• **Exercise requirements**:
From the first line of the data below through the line holding "const chart = echarts.init(document.getElementById('chart'));", output each line exactly and leave the pictures out.

--- Data ---

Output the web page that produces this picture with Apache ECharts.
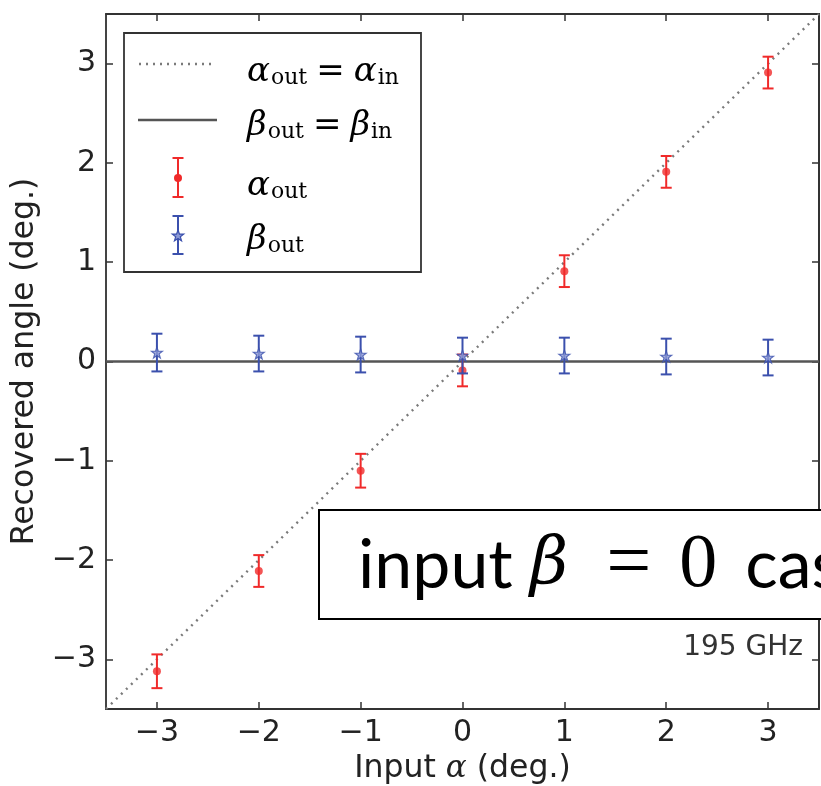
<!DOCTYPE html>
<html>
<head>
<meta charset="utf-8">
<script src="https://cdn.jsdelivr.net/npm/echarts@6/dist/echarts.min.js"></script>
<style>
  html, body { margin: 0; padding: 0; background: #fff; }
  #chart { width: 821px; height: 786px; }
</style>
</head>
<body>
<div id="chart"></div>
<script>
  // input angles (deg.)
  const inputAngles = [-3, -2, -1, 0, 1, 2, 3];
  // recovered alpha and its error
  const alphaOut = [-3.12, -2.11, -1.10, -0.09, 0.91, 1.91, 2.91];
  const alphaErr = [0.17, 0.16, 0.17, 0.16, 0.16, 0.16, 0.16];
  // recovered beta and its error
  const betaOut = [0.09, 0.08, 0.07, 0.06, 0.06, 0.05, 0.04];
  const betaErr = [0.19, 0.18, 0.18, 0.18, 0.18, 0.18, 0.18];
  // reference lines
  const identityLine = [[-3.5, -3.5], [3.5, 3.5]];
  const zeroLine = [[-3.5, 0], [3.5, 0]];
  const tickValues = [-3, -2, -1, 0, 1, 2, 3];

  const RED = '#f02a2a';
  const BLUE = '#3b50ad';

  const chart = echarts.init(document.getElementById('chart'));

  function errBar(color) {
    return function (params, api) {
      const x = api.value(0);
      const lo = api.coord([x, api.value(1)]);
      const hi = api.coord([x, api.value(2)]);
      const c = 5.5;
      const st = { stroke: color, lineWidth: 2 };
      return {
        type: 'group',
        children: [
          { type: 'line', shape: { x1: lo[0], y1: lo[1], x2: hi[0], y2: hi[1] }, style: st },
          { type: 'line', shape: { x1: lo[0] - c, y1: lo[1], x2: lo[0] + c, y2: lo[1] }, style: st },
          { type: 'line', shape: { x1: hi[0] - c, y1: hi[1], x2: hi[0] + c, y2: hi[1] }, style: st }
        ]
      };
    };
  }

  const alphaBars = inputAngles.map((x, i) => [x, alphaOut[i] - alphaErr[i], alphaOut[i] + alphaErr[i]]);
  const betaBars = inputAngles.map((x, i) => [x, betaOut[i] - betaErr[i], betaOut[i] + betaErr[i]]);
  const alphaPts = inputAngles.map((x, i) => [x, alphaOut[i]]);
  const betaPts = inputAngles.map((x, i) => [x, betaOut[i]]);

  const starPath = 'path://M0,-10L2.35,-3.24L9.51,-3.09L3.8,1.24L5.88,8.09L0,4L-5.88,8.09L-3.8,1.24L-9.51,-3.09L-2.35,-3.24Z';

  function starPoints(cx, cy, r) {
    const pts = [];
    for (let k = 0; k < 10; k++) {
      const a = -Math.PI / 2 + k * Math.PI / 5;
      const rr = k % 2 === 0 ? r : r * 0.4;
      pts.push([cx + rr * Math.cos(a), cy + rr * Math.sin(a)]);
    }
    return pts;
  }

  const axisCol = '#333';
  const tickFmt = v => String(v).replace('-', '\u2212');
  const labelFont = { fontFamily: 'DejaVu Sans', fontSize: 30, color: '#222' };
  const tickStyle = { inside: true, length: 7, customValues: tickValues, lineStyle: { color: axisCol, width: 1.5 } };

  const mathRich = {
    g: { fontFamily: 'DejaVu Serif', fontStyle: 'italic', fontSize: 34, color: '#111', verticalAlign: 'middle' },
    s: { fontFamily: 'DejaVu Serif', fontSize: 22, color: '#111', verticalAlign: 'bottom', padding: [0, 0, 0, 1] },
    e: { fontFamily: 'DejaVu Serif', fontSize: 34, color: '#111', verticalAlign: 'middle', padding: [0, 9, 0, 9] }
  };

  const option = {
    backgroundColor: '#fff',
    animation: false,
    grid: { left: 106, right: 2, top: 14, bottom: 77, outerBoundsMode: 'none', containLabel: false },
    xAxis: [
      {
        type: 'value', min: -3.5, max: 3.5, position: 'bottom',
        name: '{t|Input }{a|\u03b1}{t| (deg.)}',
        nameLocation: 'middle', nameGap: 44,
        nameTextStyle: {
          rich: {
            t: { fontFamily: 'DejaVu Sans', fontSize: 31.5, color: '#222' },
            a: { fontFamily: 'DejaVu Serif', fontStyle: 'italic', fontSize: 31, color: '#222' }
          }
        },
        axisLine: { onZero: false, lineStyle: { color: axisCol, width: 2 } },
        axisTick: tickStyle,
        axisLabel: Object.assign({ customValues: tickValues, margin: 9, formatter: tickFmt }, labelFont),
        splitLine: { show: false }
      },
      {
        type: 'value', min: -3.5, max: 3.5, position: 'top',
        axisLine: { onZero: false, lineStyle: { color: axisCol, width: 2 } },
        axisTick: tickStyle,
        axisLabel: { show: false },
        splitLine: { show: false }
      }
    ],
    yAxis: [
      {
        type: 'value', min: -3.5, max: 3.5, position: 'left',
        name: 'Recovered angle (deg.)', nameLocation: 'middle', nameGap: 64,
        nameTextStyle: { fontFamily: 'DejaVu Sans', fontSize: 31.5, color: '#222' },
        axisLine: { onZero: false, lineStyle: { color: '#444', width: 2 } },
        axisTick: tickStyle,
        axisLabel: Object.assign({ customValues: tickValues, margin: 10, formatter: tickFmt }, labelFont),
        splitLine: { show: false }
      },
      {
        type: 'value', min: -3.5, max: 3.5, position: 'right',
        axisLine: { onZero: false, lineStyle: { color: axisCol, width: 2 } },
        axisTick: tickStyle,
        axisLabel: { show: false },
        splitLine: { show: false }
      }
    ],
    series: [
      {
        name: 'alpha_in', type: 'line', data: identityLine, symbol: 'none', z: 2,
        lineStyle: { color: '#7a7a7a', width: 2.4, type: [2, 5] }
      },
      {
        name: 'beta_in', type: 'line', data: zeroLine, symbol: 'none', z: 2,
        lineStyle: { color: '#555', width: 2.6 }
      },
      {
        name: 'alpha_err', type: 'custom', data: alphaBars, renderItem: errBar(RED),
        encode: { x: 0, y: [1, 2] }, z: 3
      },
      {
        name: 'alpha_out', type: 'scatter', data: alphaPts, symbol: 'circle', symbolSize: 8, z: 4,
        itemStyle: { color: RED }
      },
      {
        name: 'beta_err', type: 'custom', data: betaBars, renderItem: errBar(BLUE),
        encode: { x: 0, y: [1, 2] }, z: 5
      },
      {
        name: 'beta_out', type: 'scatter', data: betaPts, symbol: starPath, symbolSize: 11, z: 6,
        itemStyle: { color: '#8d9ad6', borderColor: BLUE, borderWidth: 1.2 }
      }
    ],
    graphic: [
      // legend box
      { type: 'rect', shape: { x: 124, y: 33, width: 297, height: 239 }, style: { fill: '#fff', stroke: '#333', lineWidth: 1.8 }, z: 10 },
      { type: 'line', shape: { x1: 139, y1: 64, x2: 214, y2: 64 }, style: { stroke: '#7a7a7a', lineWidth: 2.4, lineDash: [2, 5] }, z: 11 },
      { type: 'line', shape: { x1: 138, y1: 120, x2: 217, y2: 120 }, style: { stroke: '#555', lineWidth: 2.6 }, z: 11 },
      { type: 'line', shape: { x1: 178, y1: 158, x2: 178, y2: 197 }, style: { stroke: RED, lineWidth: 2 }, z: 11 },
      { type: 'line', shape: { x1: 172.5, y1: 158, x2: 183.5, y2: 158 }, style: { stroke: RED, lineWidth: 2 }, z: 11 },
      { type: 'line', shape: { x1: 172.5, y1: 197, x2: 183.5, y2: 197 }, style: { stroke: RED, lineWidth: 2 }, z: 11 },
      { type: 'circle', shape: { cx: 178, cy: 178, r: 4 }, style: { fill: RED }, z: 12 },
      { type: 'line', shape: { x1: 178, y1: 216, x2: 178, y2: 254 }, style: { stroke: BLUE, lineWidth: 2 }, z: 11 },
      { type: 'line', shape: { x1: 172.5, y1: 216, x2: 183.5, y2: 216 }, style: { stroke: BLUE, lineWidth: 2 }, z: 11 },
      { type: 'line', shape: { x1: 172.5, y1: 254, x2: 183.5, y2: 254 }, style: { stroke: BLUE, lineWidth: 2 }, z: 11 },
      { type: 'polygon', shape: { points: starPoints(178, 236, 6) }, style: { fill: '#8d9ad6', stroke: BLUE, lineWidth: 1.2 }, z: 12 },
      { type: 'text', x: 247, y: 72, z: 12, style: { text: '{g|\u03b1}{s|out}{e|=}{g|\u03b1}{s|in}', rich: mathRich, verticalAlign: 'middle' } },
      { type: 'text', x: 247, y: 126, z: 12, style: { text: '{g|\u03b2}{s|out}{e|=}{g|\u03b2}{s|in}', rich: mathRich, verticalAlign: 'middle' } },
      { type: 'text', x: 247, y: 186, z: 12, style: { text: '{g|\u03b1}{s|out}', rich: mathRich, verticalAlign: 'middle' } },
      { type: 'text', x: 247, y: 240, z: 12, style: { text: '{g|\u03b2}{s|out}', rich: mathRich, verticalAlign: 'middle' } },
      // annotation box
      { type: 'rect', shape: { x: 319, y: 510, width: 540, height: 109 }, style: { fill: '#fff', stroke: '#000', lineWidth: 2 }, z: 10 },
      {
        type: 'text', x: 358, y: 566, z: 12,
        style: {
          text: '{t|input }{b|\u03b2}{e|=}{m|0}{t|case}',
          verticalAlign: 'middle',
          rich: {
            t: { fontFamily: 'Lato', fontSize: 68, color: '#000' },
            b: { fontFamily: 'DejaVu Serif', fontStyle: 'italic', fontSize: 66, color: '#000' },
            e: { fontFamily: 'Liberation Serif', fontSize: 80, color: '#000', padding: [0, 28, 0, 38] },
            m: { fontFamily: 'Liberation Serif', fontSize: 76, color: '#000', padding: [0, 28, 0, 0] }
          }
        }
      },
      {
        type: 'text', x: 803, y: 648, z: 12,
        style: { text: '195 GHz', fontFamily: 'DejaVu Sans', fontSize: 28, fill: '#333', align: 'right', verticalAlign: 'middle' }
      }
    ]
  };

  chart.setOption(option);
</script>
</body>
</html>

---

• **Result of the task**:
Output the web page that produces this picture with Apache ECharts.
<!DOCTYPE html>
<html>
<head>
<meta charset="utf-8">
<script src="https://cdn.jsdelivr.net/npm/echarts@6/dist/echarts.min.js"></script>
<style>
  html, body { margin: 0; padding: 0; background: #fff; }
  #chart { width: 821px; height: 786px; }
</style>
</head>
<body>
<div id="chart"></div>
<script>
  // input angles (deg.)
  const inputAngles = [-3, -2, -1, 0, 1, 2, 3];
  // recovered alpha and its error
  const alphaOut = [-3.12, -2.11, -1.10, -0.09, 0.91, 1.91, 2.91];
  const alphaErr = [0.17, 0.16, 0.17, 0.16, 0.16, 0.16, 0.16];
  // recovered beta and its error
  const betaOut = [0.09, 0.08, 0.07, 0.06, 0.06, 0.05, 0.04];
  const betaErr = [0.19, 0.18, 0.18, 0.18, 0.18, 0.18, 0.18];
  // reference lines
  const identityLine = [[-3.5, -3.5], [3.5, 3.5]];
  const zeroLine = [[-3.5, 0], [3.5, 0]];
  const tickValues = [-3, -2, -1, 0, 1, 2, 3];

  const RED = '#f02a2a';
  const BLUE = '#3b50ad';

  const chart = echarts.init(document.getElementById('chart'));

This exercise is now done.